江琳轻轻按动门把手,将门拉开一条缝隙,侧身钻了出去。
踮起脚尖,沿着走廊小心翼翼地向外走。
经过一扇紧闭的房门时,里面隐约传来严栖川和暗夜小声交谈的声音。
江琳心下一松。很好,严栖川有事在忙,这简直是天赐的良机。
她不再犹豫,加快脚步。
下楼梯时,每一步都踩得极轻,木地板每每发出“吱呀”声,她的心都悬到了嗓子眼,连呼吸都不自觉屏住。
终于,成功来到一楼。那扇通往自由的玄关大门,离她只有几步之遥。
她快步上前,伸出手,即将碰到门把的前一刻——
一道高大的身影,如鬼魅般,无声无息出现在她身后。
严栖川的大掌先她一步,重重按在门上,将她整个人笼罩在阴影里。
他居高临下地望着江琳,嘴角勾起一抹戏谑弧度:
“看看我发现了什么?一个极其不听话,还试图带伤越狱的……患者。”
话音未落,根本没给江琳反应的时间,严栖川直接弯腰,将她打横抱起,转身就往楼上走。
“严栖川你特么放开我!”
希望在最后一刻破灭,江琳又惊又怒,不顾可能扯裂,奋力挣扎起来,
“等我好了,我一定弄死你!”
严栖川脚步一顿,低头看着她,用一种近乎无情的语调威胁道:“江琳,你再动一下试试。我现在就带你回诺斯。把你永远关起来。”
江琳的身体僵住,所有动作都停了下来。
她知道,激怒严栖川,这个疯子真的会说到做到。如果被带去那个由他一手掌控的地狱,还能不能逃出来,真的……不确定了。

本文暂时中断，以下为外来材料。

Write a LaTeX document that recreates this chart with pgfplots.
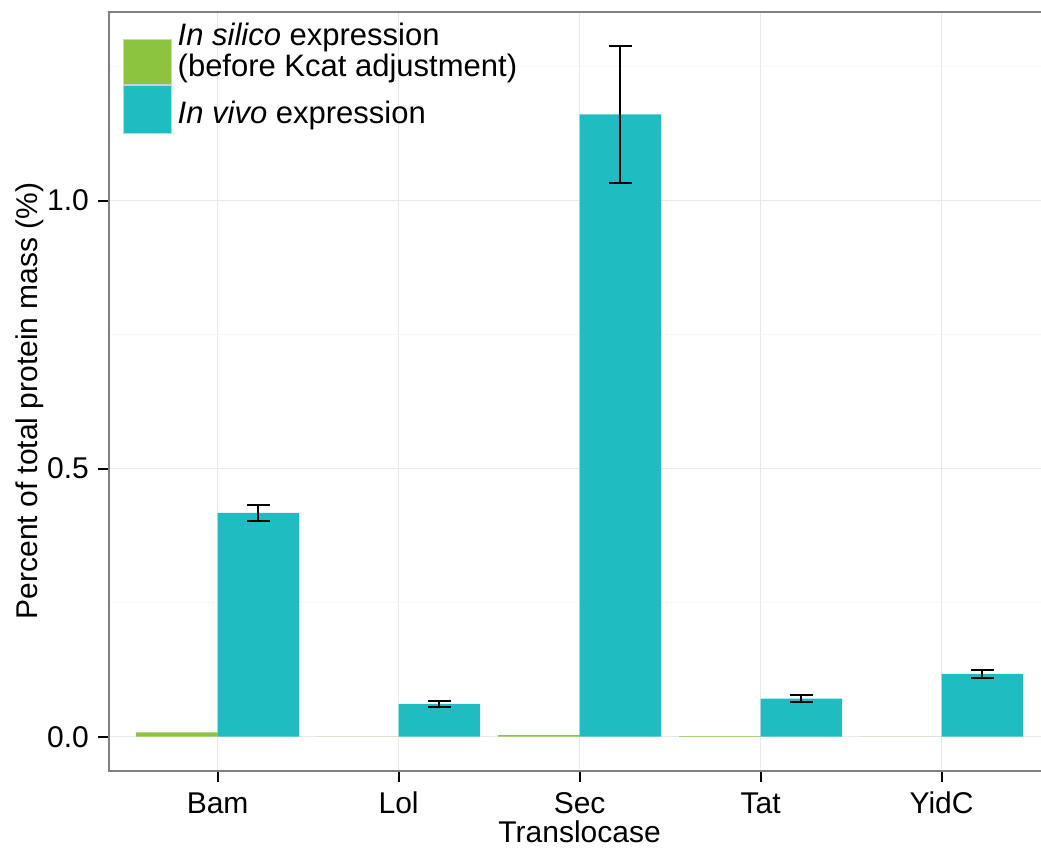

江琳咬紧牙关,从齿缝里挤出几个字:“严栖川,你无耻。”
严栖川已经很久没用这种方式威胁她了。
但对待这个不听话的犟种,赤裸裸的威胁,永远是最有效的方法。即便这会令她更加厌恶自己。
严栖川抱着她继续上楼,语气恢复了平静:“等你好了,尽管来杀我,我等着。但现在,你需要做的是卧床静养,而不是像只野猫一样到处乱窜。”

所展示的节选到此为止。